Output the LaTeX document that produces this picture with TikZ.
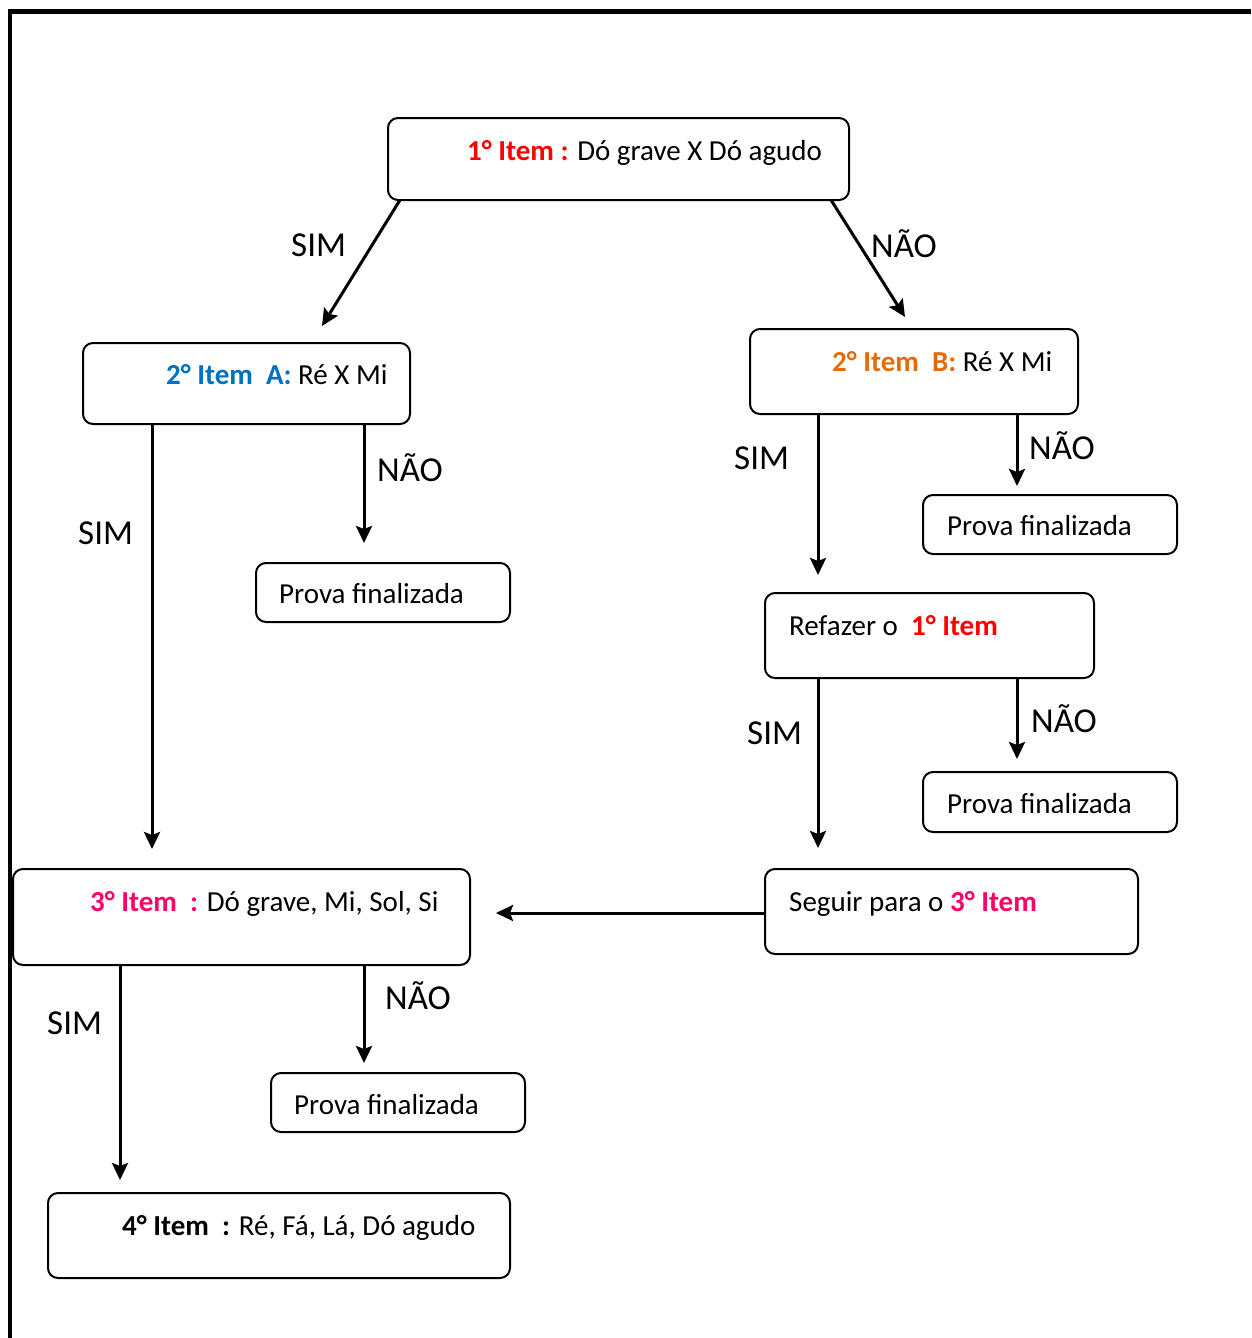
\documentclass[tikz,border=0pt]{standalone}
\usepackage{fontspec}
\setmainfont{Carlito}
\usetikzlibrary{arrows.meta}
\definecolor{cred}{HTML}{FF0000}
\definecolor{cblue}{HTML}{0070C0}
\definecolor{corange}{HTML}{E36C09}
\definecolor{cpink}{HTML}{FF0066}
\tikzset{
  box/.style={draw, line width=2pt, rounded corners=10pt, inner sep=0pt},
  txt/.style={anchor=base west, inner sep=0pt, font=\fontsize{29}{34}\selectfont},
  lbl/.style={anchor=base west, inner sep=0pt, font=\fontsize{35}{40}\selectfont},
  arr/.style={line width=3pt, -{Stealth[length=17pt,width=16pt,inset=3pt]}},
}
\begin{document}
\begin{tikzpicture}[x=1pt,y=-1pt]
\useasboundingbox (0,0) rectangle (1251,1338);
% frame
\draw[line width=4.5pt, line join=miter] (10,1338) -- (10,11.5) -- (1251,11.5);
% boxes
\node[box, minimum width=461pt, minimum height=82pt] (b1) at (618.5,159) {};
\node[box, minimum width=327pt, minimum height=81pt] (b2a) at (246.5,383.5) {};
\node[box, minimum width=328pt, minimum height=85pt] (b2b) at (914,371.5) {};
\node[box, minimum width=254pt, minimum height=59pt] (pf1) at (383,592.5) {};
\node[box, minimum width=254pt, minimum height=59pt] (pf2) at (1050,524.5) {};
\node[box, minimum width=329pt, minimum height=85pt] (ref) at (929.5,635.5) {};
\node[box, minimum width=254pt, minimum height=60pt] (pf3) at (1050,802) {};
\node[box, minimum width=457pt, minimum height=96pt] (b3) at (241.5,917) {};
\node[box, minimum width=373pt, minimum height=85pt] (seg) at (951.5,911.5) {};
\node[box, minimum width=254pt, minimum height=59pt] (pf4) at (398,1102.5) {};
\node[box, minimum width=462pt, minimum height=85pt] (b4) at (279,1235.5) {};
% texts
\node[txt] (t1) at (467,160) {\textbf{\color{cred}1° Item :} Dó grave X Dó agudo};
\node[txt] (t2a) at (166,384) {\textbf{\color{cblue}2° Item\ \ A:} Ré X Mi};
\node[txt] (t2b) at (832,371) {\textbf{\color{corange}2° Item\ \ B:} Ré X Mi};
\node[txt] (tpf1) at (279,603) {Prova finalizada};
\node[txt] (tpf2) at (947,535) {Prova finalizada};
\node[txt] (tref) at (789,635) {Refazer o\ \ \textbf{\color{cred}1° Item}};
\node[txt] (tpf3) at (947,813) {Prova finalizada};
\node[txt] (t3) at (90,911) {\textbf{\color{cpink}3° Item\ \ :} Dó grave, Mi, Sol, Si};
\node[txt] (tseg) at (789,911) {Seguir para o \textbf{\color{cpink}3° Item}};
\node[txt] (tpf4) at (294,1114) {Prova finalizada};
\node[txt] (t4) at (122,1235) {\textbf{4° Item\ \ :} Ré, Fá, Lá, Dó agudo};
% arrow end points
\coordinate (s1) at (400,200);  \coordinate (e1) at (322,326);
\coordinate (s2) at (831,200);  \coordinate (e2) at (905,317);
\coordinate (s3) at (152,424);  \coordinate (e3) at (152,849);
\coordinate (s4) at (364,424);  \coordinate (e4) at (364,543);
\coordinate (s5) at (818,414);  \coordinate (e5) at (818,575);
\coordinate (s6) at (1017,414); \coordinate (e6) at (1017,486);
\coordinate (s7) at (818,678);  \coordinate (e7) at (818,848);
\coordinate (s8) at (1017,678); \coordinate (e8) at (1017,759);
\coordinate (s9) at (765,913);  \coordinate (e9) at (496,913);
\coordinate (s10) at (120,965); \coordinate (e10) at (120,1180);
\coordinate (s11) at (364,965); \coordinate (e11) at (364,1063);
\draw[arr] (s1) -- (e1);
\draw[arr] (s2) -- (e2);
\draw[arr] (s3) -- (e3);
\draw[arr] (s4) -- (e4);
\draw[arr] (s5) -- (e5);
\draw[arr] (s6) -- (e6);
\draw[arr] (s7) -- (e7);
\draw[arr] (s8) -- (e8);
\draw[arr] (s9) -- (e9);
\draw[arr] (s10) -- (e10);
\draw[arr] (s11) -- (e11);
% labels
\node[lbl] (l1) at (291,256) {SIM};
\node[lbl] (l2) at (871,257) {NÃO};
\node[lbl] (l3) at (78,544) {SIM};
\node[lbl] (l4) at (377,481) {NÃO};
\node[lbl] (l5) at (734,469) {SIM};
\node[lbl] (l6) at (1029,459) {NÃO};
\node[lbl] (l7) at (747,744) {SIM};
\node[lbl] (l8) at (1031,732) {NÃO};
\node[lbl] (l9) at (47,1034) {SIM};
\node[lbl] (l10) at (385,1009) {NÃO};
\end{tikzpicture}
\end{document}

● **REQUIREMENTS**: Leave out the pictures and give the listing above again exactly.

● **FULL SOLUTION**:
Output the LaTeX document that produces this picture with TikZ.
\documentclass[tikz,border=0pt]{standalone}
\usepackage{fontspec}
\setmainfont{Carlito}
\usetikzlibrary{arrows.meta}
\definecolor{cred}{HTML}{FF0000}
\definecolor{cblue}{HTML}{0070C0}
\definecolor{corange}{HTML}{E36C09}
\definecolor{cpink}{HTML}{FF0066}
\tikzset{
  box/.style={draw, line width=2pt, rounded corners=10pt, inner sep=0pt},
  txt/.style={anchor=base west, inner sep=0pt, font=\fontsize{29}{34}\selectfont},
  lbl/.style={anchor=base west, inner sep=0pt, font=\fontsize{35}{40}\selectfont},
  arr/.style={line width=3pt, -{Stealth[length=17pt,width=16pt,inset=3pt]}},
}
\begin{document}
\begin{tikzpicture}[x=1pt,y=-1pt]
\useasboundingbox (0,0) rectangle (1251,1338);
% frame
\draw[line width=4.5pt, line join=miter] (10,1338) -- (10,11.5) -- (1251,11.5);
% boxes
\node[box, minimum width=461pt, minimum height=82pt] (b1) at (618.5,159) {};
\node[box, minimum width=327pt, minimum height=81pt] (b2a) at (246.5,383.5) {};
\node[box, minimum width=328pt, minimum height=85pt] (b2b) at (914,371.5) {};
\node[box, minimum width=254pt, minimum height=59pt] (pf1) at (383,592.5) {};
\node[box, minimum width=254pt, minimum height=59pt] (pf2) at (1050,524.5) {};
\node[box, minimum width=329pt, minimum height=85pt] (ref) at (929.5,635.5) {};
\node[box, minimum width=254pt, minimum height=60pt] (pf3) at (1050,802) {};
\node[box, minimum width=457pt, minimum height=96pt] (b3) at (241.5,917) {};
\node[box, minimum width=373pt, minimum height=85pt] (seg) at (951.5,911.5) {};
\node[box, minimum width=254pt, minimum height=59pt] (pf4) at (398,1102.5) {};
\node[box, minimum width=462pt, minimum height=85pt] (b4) at (279,1235.5) {};
% texts
\node[txt] (t1) at (467,160) {\textbf{\color{cred}1° Item :} Dó grave X Dó agudo};
\node[txt] (t2a) at (166,384) {\textbf{\color{cblue}2° Item\ \ A:} Ré X Mi};
\node[txt] (t2b) at (832,371) {\textbf{\color{corange}2° Item\ \ B:} Ré X Mi};
\node[txt] (tpf1) at (279,603) {Prova finalizada};
\node[txt] (tpf2) at (947,535) {Prova finalizada};
\node[txt] (tref) at (789,635) {Refazer o\ \ \textbf{\color{cred}1° Item}};
\node[txt] (tpf3) at (947,813) {Prova finalizada};
\node[txt] (t3) at (90,911) {\textbf{\color{cpink}3° Item\ \ :} Dó grave, Mi, Sol, Si};
\node[txt] (tseg) at (789,911) {Seguir para o \textbf{\color{cpink}3° Item}};
\node[txt] (tpf4) at (294,1114) {Prova finalizada};
\node[txt] (t4) at (122,1235) {\textbf{4° Item\ \ :} Ré, Fá, Lá, Dó agudo};
% arrow end points
\coordinate (s1) at (400,200);  \coordinate (e1) at (322,326);
\coordinate (s2) at (831,200);  \coordinate (e2) at (905,317);
\coordinate (s3) at (152,424);  \coordinate (e3) at (152,849);
\coordinate (s4) at (364,424);  \coordinate (e4) at (364,543);
\coordinate (s5) at (818,414);  \coordinate (e5) at (818,575);
\coordinate (s6) at (1017,414); \coordinate (e6) at (1017,486);
\coordinate (s7) at (818,678);  \coordinate (e7) at (818,848);
\coordinate (s8) at (1017,678); \coordinate (e8) at (1017,759);
\coordinate (s9) at (765,913);  \coordinate (e9) at (496,913);
\coordinate (s10) at (120,965); \coordinate (e10) at (120,1180);
\coordinate (s11) at (364,965); \coordinate (e11) at (364,1063);
\draw[arr] (s1) -- (e1);
\draw[arr] (s2) -- (e2);
\draw[arr] (s3) -- (e3);
\draw[arr] (s4) -- (e4);
\draw[arr] (s5) -- (e5);
\draw[arr] (s6) -- (e6);
\draw[arr] (s7) -- (e7);
\draw[arr] (s8) -- (e8);
\draw[arr] (s9) -- (e9);
\draw[arr] (s10) -- (e10);
\draw[arr] (s11) -- (e11);
% labels
\node[lbl] (l1) at (291,256) {SIM};
\node[lbl] (l2) at (871,257) {NÃO};
\node[lbl] (l3) at (78,544) {SIM};
\node[lbl] (l4) at (377,481) {NÃO};
\node[lbl] (l5) at (734,469) {SIM};
\node[lbl] (l6) at (1029,459) {NÃO};
\node[lbl] (l7) at (747,744) {SIM};
\node[lbl] (l8) at (1031,732) {NÃO};
\node[lbl] (l9) at (47,1034) {SIM};
\node[lbl] (l10) at (385,1009) {NÃO};
\end{tikzpicture}
\end{document}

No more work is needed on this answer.